With regard to the motion for a new trial, there is no doubt that the motor car was on the right-hand side of the medium filum of the road—probably with the intention of getting past the cart—when the collision occurred. But it was for the jury to say whether the driver of the cart was in fault in choosing the debouchement of a side road for executing such a manoeuvre. It was also for the jury to consider whether the pursuer was or was not guilty of such contributory negligence as to disentitle him to succeed. I do not of course mean that there must necessarily be the same degree of contributory negligence as was present in the case of Watson v. North British Railway Company ( 7 F. 220), for the degree of caution required must vary with the circumstances of each case. In that connection I would specially refer to what was said by Lord Low in the case of Campbell v. Train ( 1910 S.C. 556), where his Lordship pointed out that what was reasonable care depended very much upon circumstances. Whether the pursuer emerged from Crossford Road with reasonable care and caution, or whether he did so recklessly, was a question of fact for the jury, and they were quite entitled to find as they did that on his part there was no contributory negligence.

Page: 918

I am therefore of opinion that the bill of exceptions should be repelled and the motion for a new trial refused.

Lord Kinnear—I agree with your Lordship on both points. As regards the bill of exceptions, I have only to add that I should have thought the first exception could not be sustained, even if that part of the sentence to which it is taken were open to challenge, which I do not consider it to be. If the exception were good, the proper direction to the jury would have been that it was the duty of the pursuer to look out for and give way to all traffic on the main road, and that there was no corresponding duty of care laid on the defender. For the exception is taken solely to the second branch of the direction quoted in the bill. Now I think if the case had been left to the jury on a statement of the pursuer's duty only, and without reference to the defender's duty, the jury would have been misled, not because the law so laid down taken by itself would have been wrong, but because it would have been incomplete. It would be a misstatement of the rule stated by the Lord President in the case of Macandrew v. Tillard that it is the business of those who are on the cross road and going to cross the main road to look out when they enter the main road and to give way to traffic which is coming along the main road; but at the same time that is certainly the business of persons driving on the main road to approach a crossing with caution. The direction to which exception is taken is entirely in accordance with the law so laid down. The rule laid down in that case applies to the drivers on both roads, and a duty of caution is imposed on the driver on the main road as well as upon the driver on the side road. As regards the second exception, I have no doubt that the direction asked for was properly refused.

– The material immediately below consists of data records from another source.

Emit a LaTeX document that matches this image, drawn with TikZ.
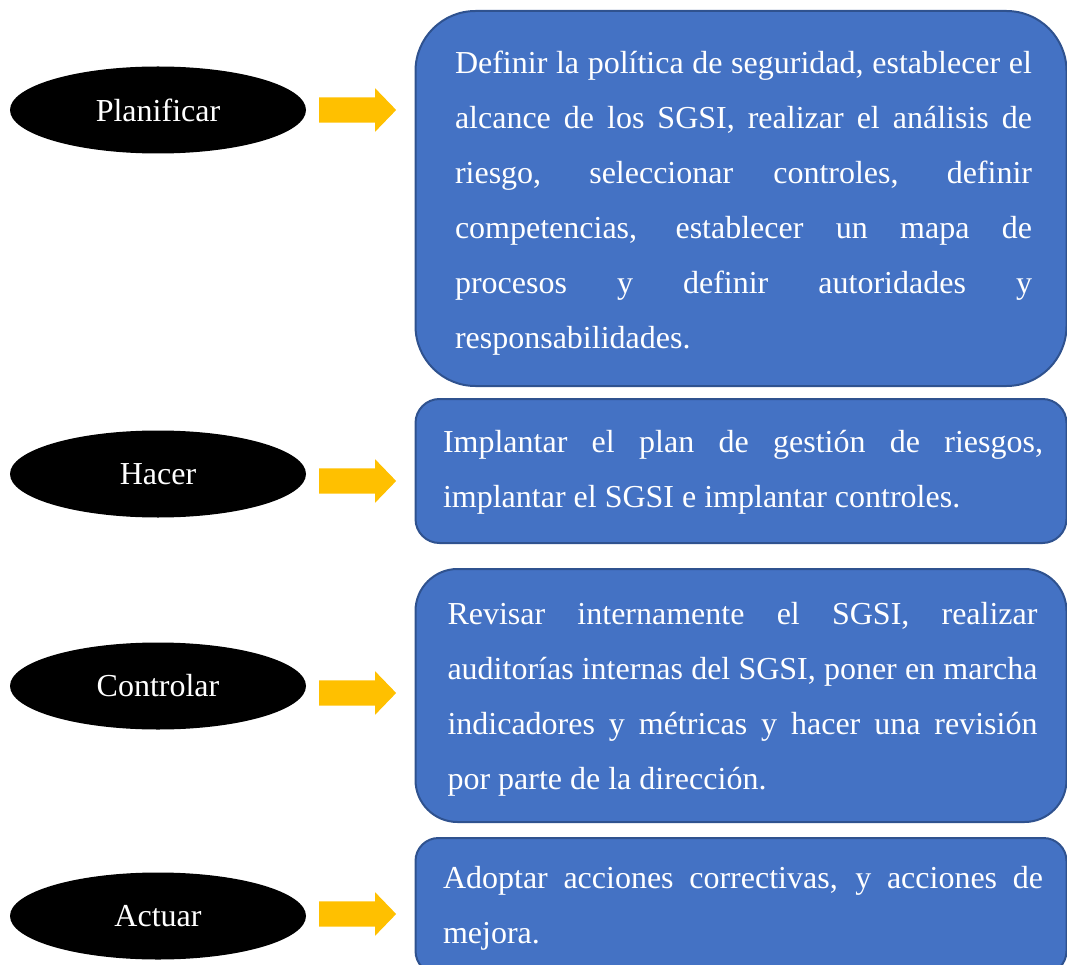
\documentclass[tikz,border=0pt]{standalone}
\usepackage{fontspec}
\setmainfont{Liberation Serif}
\usetikzlibrary{shapes.geometric,shapes.arrows}
\definecolor{boxfill}{HTML}{4472C4}
\definecolor{boxline}{HTML}{2F528F}
\definecolor{arrowfill}{HTML}{FFC000}
\tikzset{
  phase/.style={ellipse, fill=black, text=white, minimum width=296pt, minimum height=87pt,
    inner sep=0pt, font=\fontsize{32}{38}\selectfont},
  stepbox/.style={draw=boxline, line width=2pt, fill=boxfill, minimum width=651pt},
  desc/.style={text=white, align=justify, inner sep=0pt, font=\fontsize{32}{55}\selectfont},
  goarrow/.style={single arrow, fill=arrowfill, draw=none, inner xsep=0pt, inner ysep=12.5pt,
    minimum height=77pt, single arrow head extend=9pt, single arrow tip angle=92}
}
\begin{document}
\begin{tikzpicture}[x=1pt,y=-1pt]
\useasboundingbox (0,0) rectangle (1067,965);
\begin{scope}
\clip (0,0) rectangle (1067,965);

% PDCA phases
\node[phase] (p1) at (158,110) {Planificar};
\node[phase] (p2) at (158,474) {Hacer};
\node[phase] (p3) at (158,686) {Controlar};
\node[phase] (p4) at (158,916) {Actuar};

% arrows pointing to the descriptions
\node[goarrow] (a1) at (351.5,110) {};
\node[goarrow] (a2) at (351.5,481) {};
\node[goarrow] (a3) at (351.5,693) {};
\node[goarrow] (a4) at (351.5,914) {};

% description boxes
\node[stepbox, minimum height=375pt, rounded corners=60pt] (d1) at (741,198.5) {};
\node[stepbox, minimum height=144pt, rounded corners=24pt] (d2) at (741,471) {};
\node[stepbox, minimum height=253pt, rounded corners=42pt] (d3) at (741,695.5) {};
\node[stepbox, minimum height=136pt, rounded corners=23pt] (d4) at (741,906) {};

% description texts
\node[desc, text width=577pt] (t1) at ([shift={(2.5,5)}]d1.center)
  {Definir la política de seguridad, establecer el\linebreak
   alcance de los SGSI, realizar el análisis de\linebreak
   riesgo, seleccionar controles, definir\linebreak
   competencias, establecer un mapa de\linebreak
   procesos y definir autoridades y\linebreak
   responsabilidades.};
\node[desc, text width=600pt] (t2) at ([shift={(2,1)}]d2.center)
  {Implantar el plan de gestión de riesgos,\linebreak
   implantar el SGSI e implantar controles.};
\node[desc, text width=590pt] (t3) at ([shift={(1.5,4)}]d3.center)
  {Revisar internamente el SGSI, realizar\linebreak
   auditorías internas del SGSI, poner en marcha\linebreak
   indicadores y métricas y hacer una revisión\linebreak
   por parte de la dirección.};
\node[desc, text width=600pt] (t4) at ([shift={(2,2)}]d4.center)
  {Adoptar acciones correctivas, y acciones de\linebreak
   mejora.};
\end{scope}
\end{tikzpicture}
\end{document}
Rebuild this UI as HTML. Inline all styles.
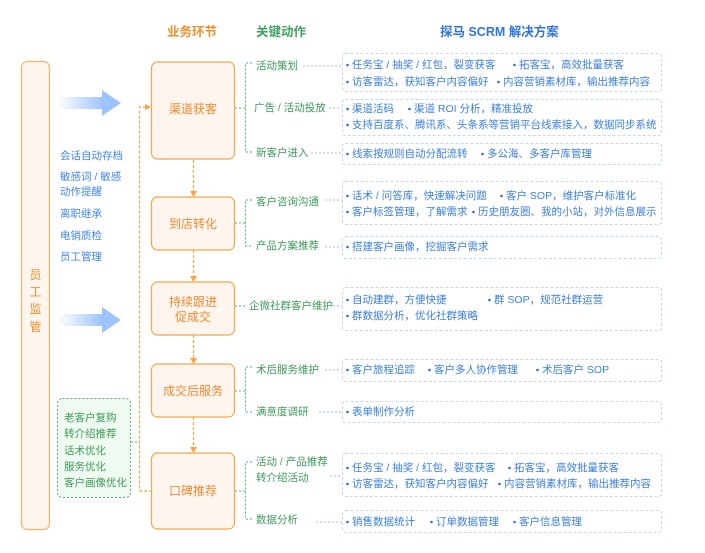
<!DOCTYPE html>
<html><head><meta charset="utf-8">
<style>
html,body{margin:0;padding:0;background:#fff;}
svg{display:block;}
text{font-family:"Liberation Sans","Noto Sans CJK SC",sans-serif;}
</style></head>
<body>
<svg width="705" height="553" viewBox="0 0 705 553" xmlns="http://www.w3.org/2000/svg">
<defs>
<linearGradient id="bg1" x1="0" x2="1" y1="0" y2="0">
<stop offset="0" stop-color="#9dc3fb" stop-opacity="0"/>
<stop offset="1" stop-color="#9dc3fb" stop-opacity="1"/>
</linearGradient>
</defs>

<!-- headers -->
<g font-size="12.5" font-weight="bold" dominant-baseline="central">
<text x="167" y="32" fill="#f0902a" dominant-baseline="central">业务环节</text>
<text x="256" y="32" fill="#3f9f5f" dominant-baseline="central">关键动作</text>
<text x="440" y="32" fill="#2f74d9" dominant-baseline="central">探马 SCRM 解决方案</text>
</g>

<!-- left column -->
<rect x="21.5" y="61.5" width="28" height="468" rx="6" fill="#fff5ef" stroke="#f7b26a" stroke-width="1.2"/>
<g font-size="12" fill="#f0902a" text-anchor="middle">
<text x="35.5" y="275" dominant-baseline="central">员</text>
<text x="35.5" y="292" dominant-baseline="central">工</text>
<text x="35.5" y="309" dominant-baseline="central">监</text>
<text x="35.5" y="327" dominant-baseline="central">管</text>
</g>

<!-- blue arrows -->
<rect x="58" y="97" width="45" height="12" fill="url(#bg1)"/>
<polygon points="102,90 121,103 102,116" fill="#9dc3fb"/>
<rect x="58" y="314" width="45" height="12" fill="url(#bg1)"/>
<polygon points="102,307 121,320 102,333" fill="#9dc3fb"/>

<!-- left list -->
<g font-size="10.5" fill="#3f86e8">
<text x="60" y="156" dominant-baseline="central">会话自动存档</text>
<text x="60" y="177" dominant-baseline="central">敏感词 / 敏感</text>
<text x="60" y="192" dominant-baseline="central">动作提醒</text>
<text x="60" y="214" dominant-baseline="central">离职继承</text>
<text x="60" y="236" dominant-baseline="central">电销质检</text>
<text x="60" y="257" dominant-baseline="central">员工管理</text>
</g>

<!-- green box -->
<rect x="57.5" y="398.5" width="73" height="99" rx="5" fill="#effbf1" stroke="#4aae68" stroke-width="1" stroke-dasharray="2,2"/>
<g font-size="10.5" fill="#3d9a5a">
<text x="64" y="418" dominant-baseline="central">老客户复购</text>
<text x="64" y="434" dominant-baseline="central">转介绍推荐</text>
<text x="64" y="451" dominant-baseline="central">话术优化</text>
<text x="64" y="467" dominant-baseline="central">服务优化</text>
<text x="64" y="483" dominant-baseline="central">客户画像优化</text>
</g>
<line x1="131" y1="442" x2="139" y2="442" stroke="#4aae68" stroke-width="1" stroke-dasharray="2,2"/>

<!-- orange loop -->
<g stroke="#f7a34c" stroke-width="1.2" fill="none" stroke-dasharray="3,2">
<polyline points="152,491 139.5,491 139.5,107 146,107"/>
<line x1="193.5" y1="160" x2="193.5" y2="192"/>
<line x1="193.5" y1="250" x2="193.5" y2="277"/>
<line x1="193.5" y1="335" x2="193.5" y2="359"/>
<line x1="193.5" y1="417" x2="193.5" y2="448"/>
</g>
<g fill="#f7a34c">
<polygon points="145,104 151,107 145,110"/>
<polygon points="190,191 197,191 193.5,197"/>
<polygon points="190,276 197,276 193.5,282"/>
<polygon points="190,358 197,358 193.5,364"/>
<polygon points="190,447 197,447 193.5,453"/>
</g>

<!-- stage boxes -->
<g fill="#fff5ef" stroke="#f7a64c" stroke-width="1.2">
<rect x="151.5" y="62" width="83" height="97" rx="6"/>
<rect x="151.5" y="197" width="83" height="53" rx="6"/>
<rect x="151.5" y="282" width="83" height="53" rx="6"/>
<rect x="151.5" y="364" width="83" height="53" rx="6"/>
<rect x="151.5" y="453" width="83" height="76" rx="6"/>
</g>
<g font-size="12" fill="#f08a30" text-anchor="middle">
<text x="193" y="109" dominant-baseline="central">渠道获客</text>
<text x="193" y="224" dominant-baseline="central">到店转化</text>
<text x="193" y="302" dominant-baseline="central">持续跟进</text>
<text x="193" y="317" dominant-baseline="central">促成交</text>
<text x="193" y="391" dominant-baseline="central">成交后服务</text>
<text x="193" y="491" dominant-baseline="central">口碑推荐</text>
</g>

<!-- green brackets -->
<g stroke="#4bb36a" stroke-width="1" fill="none" stroke-dasharray="2,2">
<line x1="235" y1="108" x2="245" y2="108"/>
<polyline points="252,63 245.5,63 245.5,152 252,152"/>
<line x1="235" y1="223" x2="245" y2="223"/>
<polyline points="252,200 245.5,200 245.5,246 252,246"/>
<line x1="235" y1="306" x2="247" y2="306"/>
<line x1="235" y1="391" x2="245" y2="391"/>
<polyline points="252,367 245.5,367 245.5,412 252,412"/>
<line x1="235" y1="491" x2="245" y2="491"/>
<polyline points="252,462 245.5,462 245.5,519 252,519"/>
</g>

<!-- action labels -->
<g font-size="10.5" fill="#3d9a5a">
<text x="256" y="66" dominant-baseline="central">活动策划</text>
<text x="254" y="108" dominant-baseline="central">广告 / 活动投放</text>
<text x="256" y="153" dominant-baseline="central">新客户进入</text>
<text x="256" y="202" dominant-baseline="central">客户咨询沟通</text>
<text x="256" y="246" dominant-baseline="central">产品方案推荐</text>
<text x="249" y="306" dominant-baseline="central">企微社群客户维护</text>
<text x="256" y="370" dominant-baseline="central">术后服务维护</text>
<text x="256" y="412" dominant-baseline="central">满意度调研</text>
<text x="256" y="462" dominant-baseline="central">活动 / 产品推荐</text>
<text x="256" y="478" dominant-baseline="central">转介绍活动</text>
<text x="256" y="520" dominant-baseline="central">数据分析</text>
</g>

<!-- blue connectors -->
<g stroke="#9dbcf0" stroke-width="1" stroke-dasharray="2,2">
<line x1="303" y1="66" x2="342" y2="66"/>
<line x1="329" y1="108" x2="342" y2="108"/>
<line x1="311" y1="153" x2="342" y2="153"/>
<line x1="325" y1="200" x2="342" y2="200"/>
<line x1="325" y1="247" x2="342" y2="247"/>
<line x1="333" y1="306" x2="342" y2="306"/>
<line x1="325" y1="370" x2="342" y2="370"/>
<line x1="319" y1="412" x2="342" y2="412"/>
<line x1="330" y1="476" x2="342" y2="476"/>
<line x1="316" y1="522" x2="342" y2="522"/>
</g>

<!-- solution boxes -->
<g fill="#fff" stroke="#c3d7f7" stroke-width="1" stroke-dasharray="3,2">
<rect x="342.5" y="53.5" width="319" height="38" rx="3"/>
<rect x="342.5" y="99.5" width="319" height="36" rx="3"/>
<rect x="342.5" y="143.5" width="319" height="21" rx="3"/>
<rect x="342.5" y="181.5" width="319" height="43" rx="3"/>
<rect x="342.5" y="236.5" width="319" height="22" rx="3"/>
<rect x="342.5" y="287.5" width="319" height="43" rx="3"/>
<rect x="342.5" y="359.5" width="319" height="22" rx="3"/>
<rect x="342.5" y="401.5" width="319" height="21" rx="3"/>
<rect x="342.5" y="453.5" width="319" height="43" rx="3"/>
<rect x="342.5" y="510.5" width="319" height="22" rx="3"/>
</g>

<!-- bullets -->
<g fill="#2f6fe0">
<circle cx="347.5" cy="65" r="1.3"/><circle cx="514.5" cy="65" r="1.3"/>
<circle cx="347.5" cy="82" r="1.3"/><circle cx="498.5" cy="82" r="1.3"/>
<circle cx="347.5" cy="109" r="1.3"/><circle cx="409.5" cy="109" r="1.3"/>
<circle cx="347.5" cy="125" r="1.3"/>
<circle cx="347.5" cy="154" r="1.3"/><circle cx="482.5" cy="154" r="1.3"/>
<circle cx="347.5" cy="196" r="1.3"/><circle cx="501.5" cy="196" r="1.3"/>
<circle cx="347.5" cy="212" r="1.3"/><circle cx="473.5" cy="212" r="1.3"/>
<circle cx="347.5" cy="247" r="1.3"/>
<circle cx="347.5" cy="300" r="1.3"/><circle cx="489.5" cy="300" r="1.3"/>
<circle cx="347.5" cy="316" r="1.3"/>
<circle cx="347.5" cy="370" r="1.3"/><circle cx="429.5" cy="370" r="1.3"/><circle cx="537.5" cy="370" r="1.3"/>
<circle cx="347.5" cy="412" r="1.3"/>
<circle cx="347.5" cy="468" r="1.3"/><circle cx="509.5" cy="468" r="1.3"/>
<circle cx="347.5" cy="484" r="1.3"/><circle cx="499.5" cy="484" r="1.3"/>
<circle cx="347.5" cy="522" r="1.3"/><circle cx="431.5" cy="522" r="1.3"/><circle cx="514.5" cy="522" r="1.3"/>
</g>

<!-- solution text -->
<g font-size="10.5" fill="#3a7fe0">
<text x="352" y="65" dominant-baseline="central">任务宝 / 抽奖 / 红包，裂变获客</text>
<text x="519" y="65" dominant-baseline="central">拓客宝，高效批量获客</text>
<text x="352" y="82" dominant-baseline="central">访客雷达，获知客户内容偏好</text>
<text x="503" y="82" dominant-baseline="central">内容营销素材库，输出推荐内容</text>
<text x="352" y="109" dominant-baseline="central">渠道活码</text>
<text x="414" y="109" dominant-baseline="central">渠道 ROI 分析，精准投放</text>
<text x="352" y="125" dominant-baseline="central">支持百度系、腾讯系、头条系等营销平台线索接入，数据同步系统</text>
<text x="352" y="154" dominant-baseline="central">线索按规则自动分配流转</text>
<text x="487" y="154" dominant-baseline="central">多公海、多客户库管理</text>
<text x="352" y="196" dominant-baseline="central">话术 / 问答库，快速解决问题</text>
<text x="506" y="196" dominant-baseline="central">客户 SOP，维护客户标准化</text>
<text x="352" y="212" dominant-baseline="central">客户标签管理，了解需求</text>
<text x="478" y="212" dominant-baseline="central">历史朋友圈、我的小站，对外信息展示</text>
<text x="352" y="247" dominant-baseline="central">搭建客户画像，挖掘客户需求</text>
<text x="352" y="300" dominant-baseline="central">自动建群，方便快捷</text>
<text x="494" y="300" dominant-baseline="central">群 SOP，规范社群运营</text>
<text x="352" y="316" dominant-baseline="central">群数据分析，优化社群策略</text>
<text x="352" y="370" dominant-baseline="central">客户旅程追踪</text>
<text x="434" y="370" dominant-baseline="central">客户多人协作管理</text>
<text x="542" y="370" dominant-baseline="central">术后客户 SOP</text>
<text x="352" y="412" dominant-baseline="central">表单制作分析</text>
<text x="352" y="468" dominant-baseline="central">任务宝 / 抽奖 / 红包，裂变获客</text>
<text x="514" y="468" dominant-baseline="central">拓客宝，高效批量获客</text>
<text x="352" y="484" dominant-baseline="central">访客雷达，获知客户内容偏好</text>
<text x="504" y="484" dominant-baseline="central">内容营销素材库，输出推荐内容</text>
<text x="352" y="522" dominant-baseline="central">销售数据统计</text>
<text x="436" y="522" dominant-baseline="central">订单数据管理</text>
<text x="519" y="522" dominant-baseline="central">客户信息管理</text>
</g>
</svg>
</body></html>
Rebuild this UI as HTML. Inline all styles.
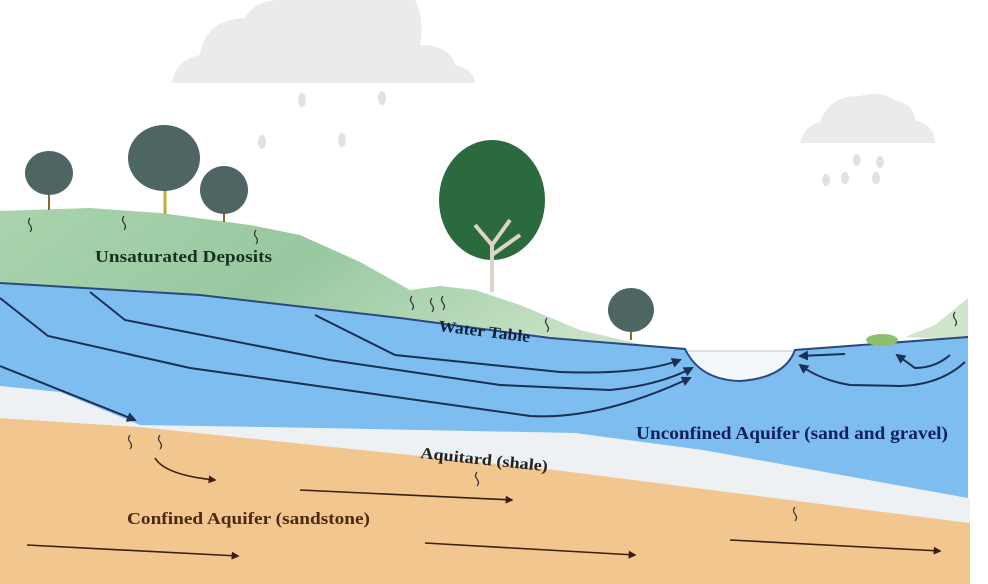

On the question of the rule, both questions contained in the issue, namely, that of the defender's fault and that of the pursuer's contributory fault, are questions of fact for the jury to decide, and there was ample evidence to justify the verdict if the jury were of that opinion.

Lord Johnston—I agree with your Lordships. In this case not only was there ample evidence to entitle the jury to arrive at their verdict, but I think that it was a sound verdict. I should have said no more but that I think this case is a valuable corollary to that of Macandrew. In that case when one person was driving along a main road and the other was approaching by a side road, it was held that it was the duty of the latter to give way. That does not mean that the person driving along the main road is relieved of all duty to the other. On the contrary, he also must attend to the safety of the other, although he is entitled to expect that the person coming in from the side road will give way. That, however, only applies when there is no other traffic. It assumes that the person on the main road is keeping to his own side so as to leave space for other traffic. This distinguishes the present case from that of Macandrew, where there was no other traffic. In the present case there was a cart going along the main road in the same direction as the defender; and it was on that account that the defender failed to take proper care for the safety of the pursuer by choosing his opportunity to pass the cart just when the cart was passing the end of the side road. There is a passage in Mr Rollo's evidence which is practically decisive of the case. He says that he was travelling at sixteen miles an hour, and was so near to the cart that he could not have stopped behind it. “We were almost on the cart at the time of the collision. Evidently the horse when it heard the noise had made a jump, and our chauffeur had to get past to keep clear, and after we passed he came in front of the cart for a short distance. I shouted to the driver, and it was on my instruction that he passed the cart and stopped where he did. He was just going to stop when I said ‘Go on.’ The car was going at such a speed that it could easily have been stopped in a short distance. I should think it was going at somewhere between sixteen and seventeen miles an hour. He also says—“I remember him”—the driver of the cart—“saying that his horse was very nearly into us. I said—‘Yes; if we had not gone on a little bit he would have been.’ That referred to the instruction I had given to the chauffeur to go on.”

The result is to show that the motor was on the point of passing the cart at such a speed and so driven as to imply fault on the part of the driver, and his master as responsible for him. This narrative of the occurrence reveals a state of matters which fully justifies the verdict.

Lord Mackenzie—I agree with your Lordship in the chair.

Lord Dewar—I also agree.

The Court discharged the rule, disallowed the bill of exceptions, refused to grant a new trial, and of consent applied the verdict.

Counsel:

Counsel for Pursuer— Watt, K.C.— Lippe. Agent— P. MacLagan Morrison, Solicitor.

Counsel for Defender— Chree, K.C.— A. R. Brown. Agents— Aitken & Methuen, W.S.